***** Recorded data *****

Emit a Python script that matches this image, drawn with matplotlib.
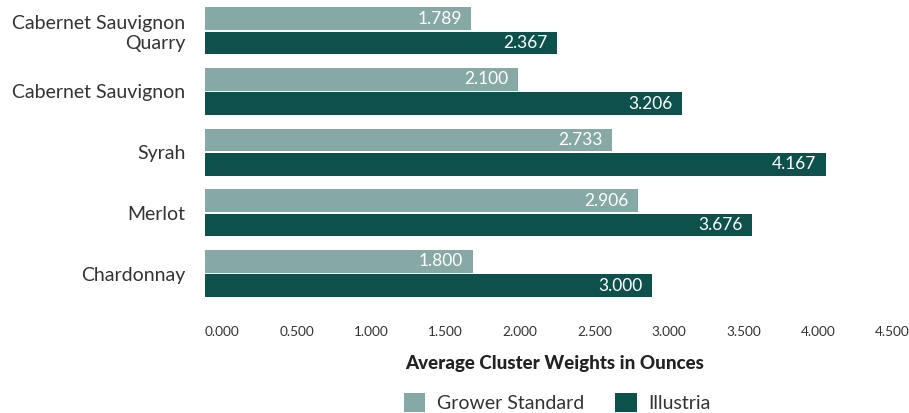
import matplotlib.pyplot as plt
import numpy as np

varieties = ["Cabernet Sauvignon\nQuarry", "Cabernet Sauvignon", "Syrah", "Merlot", "Chardonnay"]
grower = [1.789, 2.100, 2.733, 2.906, 1.800]
illustria = [2.367, 3.206, 4.167, 3.676, 3.000]
xticks = [0, 0.5, 1.0, 1.5, 2.0, 2.5, 3.0, 3.5, 4.0, 4.5]

c_light = '#87a9a6'
c_dark = '#0e514c'

plt.rcParams['font.family'] = ['Lato', 'DejaVu Sans']

fig = plt.figure(figsize=(9.09, 4.13), dpi=100)
ax = fig.add_axes([0.2255, 0.264, 0.77, 0.735])

y = np.arange(len(varieties))
h = 0.375
off = 0.2
b1 = ax.barh(y - off, grower, height=h, color=c_light, label='Grower Standard')
b2 = ax.barh(y + off, illustria, height=h, color=c_dark, label='Illustria')

for bars, vals in [(b1, grower), (b2, illustria)]:
    for bar, v in zip(bars, vals):
        ax.text(v - 0.065, bar.get_y() + bar.get_height() / 2, '%.3f' % v,
                ha='right', va='center', color='white', fontsize=12.5)

ax.set_ylim(4.5, -0.5)
ax.set_xlim(0, 4.7)
ax.set_yticks(y)
ax.set_yticklabels(varieties, fontsize=14, color='#333333')
ax.set_xticks(xticks)
ax.set_xticklabels(['%.3f' % t for t in xticks], fontsize=9.8, color='#333333', ha='left')
ax.tick_params(axis='x', length=0, pad=16)
ax.tick_params(axis='y', length=0, pad=14)
for s in ax.spines.values():
    s.set_visible(False)

ax.set_xlabel('Average Cluster Weights in Ounces', fontsize=13.5, fontweight='black',
              color='#222222', labelpad=12)

fig.legend(handles=[b1, b2], loc='center', bbox_to_anchor=(0.613, 0.025), ncol=2,
           frameon=False, fontsize=14, handlelength=1.1, handleheight=1.1,
           columnspacing=1.6, handletextpad=0.6, labelcolor='#333333')

fig.savefig('out.png', dpi=100)
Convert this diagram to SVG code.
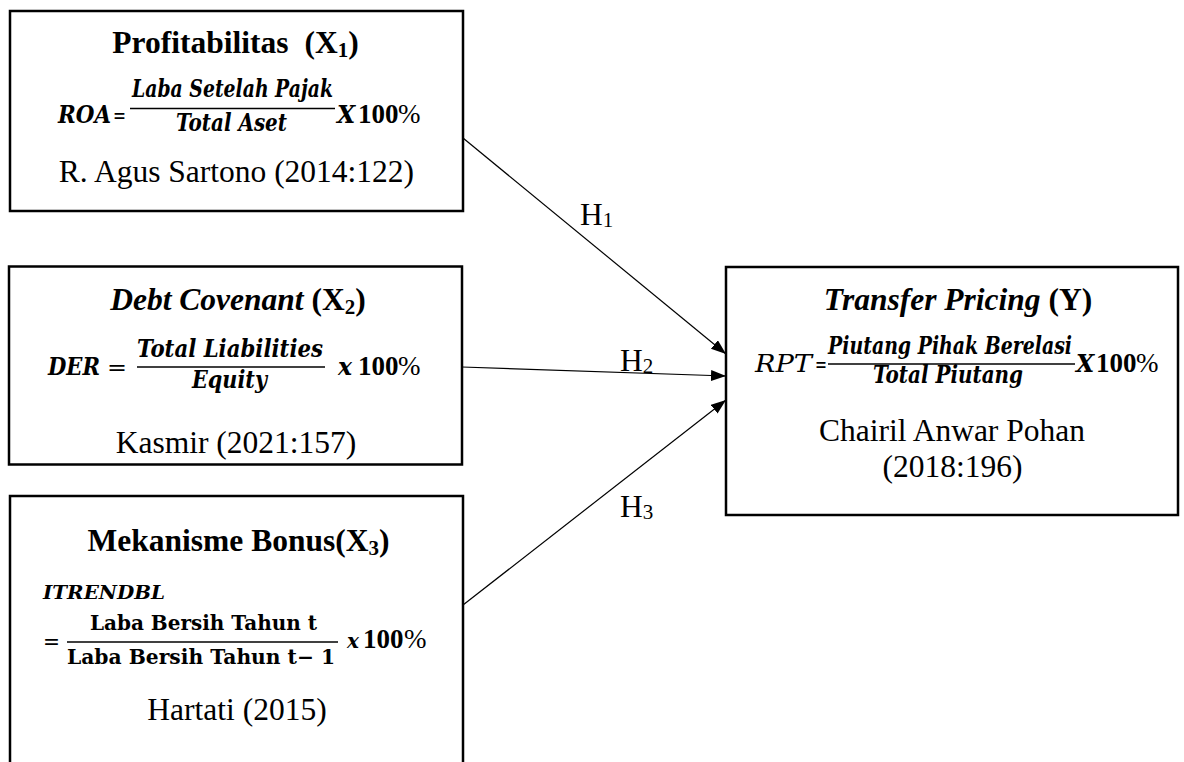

*****

* Requirement
Everything from the top line of the data down to and including the line with "c_dark = '#0e514c'" is to be copied, except the pictures.

* Answer below
Emit a Python script that matches this image, drawn with matplotlib.
import matplotlib.pyplot as plt
import numpy as np

varieties = ["Cabernet Sauvignon\nQuarry", "Cabernet Sauvignon", "Syrah", "Merlot", "Chardonnay"]
grower = [1.789, 2.100, 2.733, 2.906, 1.800]
illustria = [2.367, 3.206, 4.167, 3.676, 3.000]
xticks = [0, 0.5, 1.0, 1.5, 2.0, 2.5, 3.0, 3.5, 4.0, 4.5]

c_light = '#87a9a6'
c_dark = '#0e514c'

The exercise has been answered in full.